<<<<
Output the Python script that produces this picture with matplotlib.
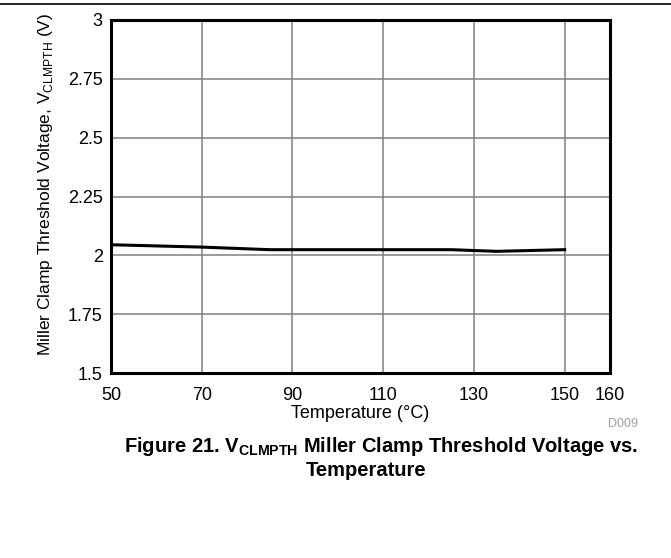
import matplotlib
matplotlib.use('Agg')
import matplotlib.pyplot as plt
from matplotlib.lines import Line2D

plt.rcParams['font.family'] = ['Liberation Sans', 'DejaVu Sans']
plt.rcParams['mathtext.fontset'] = 'custom'
plt.rcParams['mathtext.rm'] = 'Liberation Sans'
plt.rcParams['mathtext.bf'] = 'Liberation Sans:bold'

# data
temperature = [50, 70, 85, 110, 125, 135, 150]
v_clmpth = [2.045, 2.035, 2.024, 2.024, 2.024, 2.017, 2.024]

x_ticks = [50, 70, 90, 110, 130, 150, 160]
y_ticks = [1.5, 1.75, 2, 2.25, 2.5, 2.75, 3]
y_ticklabels = ['1.5', '1.75', '2', '2.25', '2.5', '2.75', '3']

fig = plt.figure(figsize=(6.71, 5.58), dpi=100)
ax = fig.add_axes([111 / 671, 1 - 373 / 558, (610 - 111) / 671, (373 - 20) / 558])

ax.plot(temperature, v_clmpth, color='black', lw=2.2, zorder=3)

ax.set_xlim(50, 160)
ax.set_ylim(1.5, 3)
ax.set_xticks(x_ticks)
ax.set_yticks(y_ticks)
ax.set_yticklabels(y_ticklabels)
ax.grid(True, color='#808080', lw=1.1)
ax.tick_params(length=0, labelsize=13, colors='black')
ax.tick_params(axis='x', pad=10)
ax.tick_params(axis='y', pad=6)
for s in ax.spines.values():
    s.set_linewidth(2.2)
    s.set_color('black')

ax.set_xlabel('Temperature (°C)', fontsize=13, labelpad=1)
ax.set_ylabel(r'Miller Clamp Threshold Voltage, V$_{\mathrm{CLMPTH}}$ (V)', fontsize=12.5)
ax.yaxis.set_label_coords(-0.113, 0.533)

fig.text(638 / 671, 1 - 424 / 558, 'D009', fontsize=9, color='#a0a0a0', ha='right', va='center')
fig.text(381 / 671, 1 - 446 / 558,
         r'Figure 21. V$_{\mathbf{CLMPTH}}$ Miller Clamp Threshold Voltage vs.',
         fontsize=14.5, fontweight='bold', ha='center', va='center')
fig.text(366 / 671, 1 - 470 / 558, 'Temperature', fontsize=14.5, fontweight='bold',
         ha='center', va='center')

fig.add_artist(Line2D([0, 1], [1 - 4 / 558, 1 - 4 / 558], color='black', lw=1.2,
                      transform=fig.transFigure))

fig.savefig('out.png', dpi=100)
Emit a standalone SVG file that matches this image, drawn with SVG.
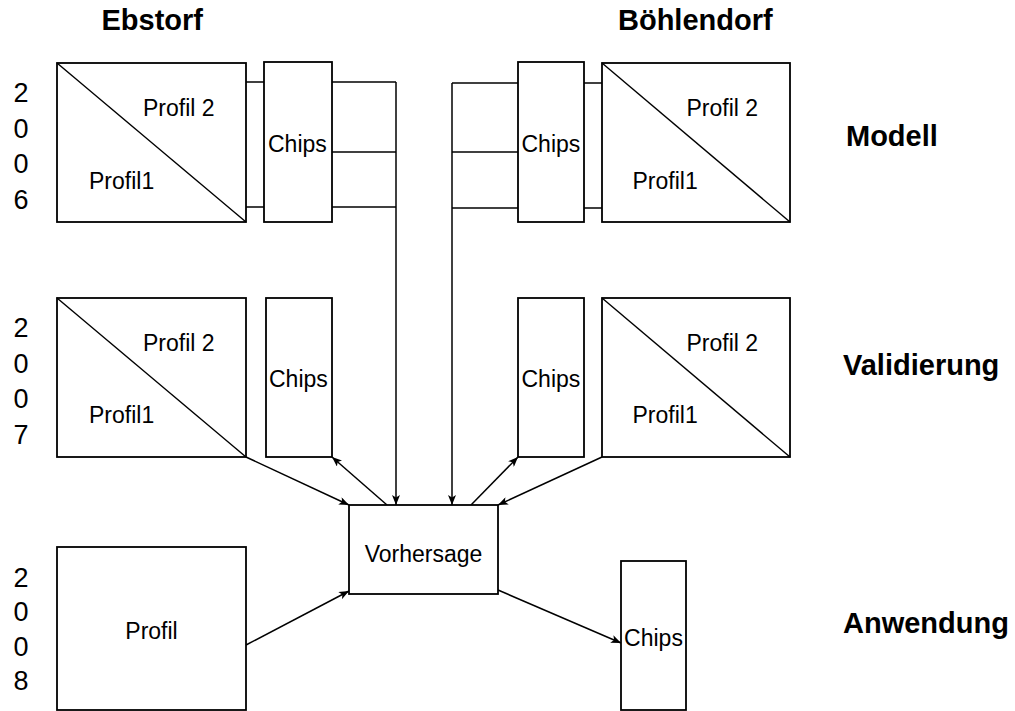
>>>>
### Requirement:
Transcribe exactly, with no pictures, the lines running from the first line of the material through the line holding "from matplotlib.lines import Line2D".

### Task solution:
Output the Python script that produces this picture with matplotlib.
import matplotlib
matplotlib.use('Agg')
import matplotlib.pyplot as plt
from matplotlib.lines import Line2D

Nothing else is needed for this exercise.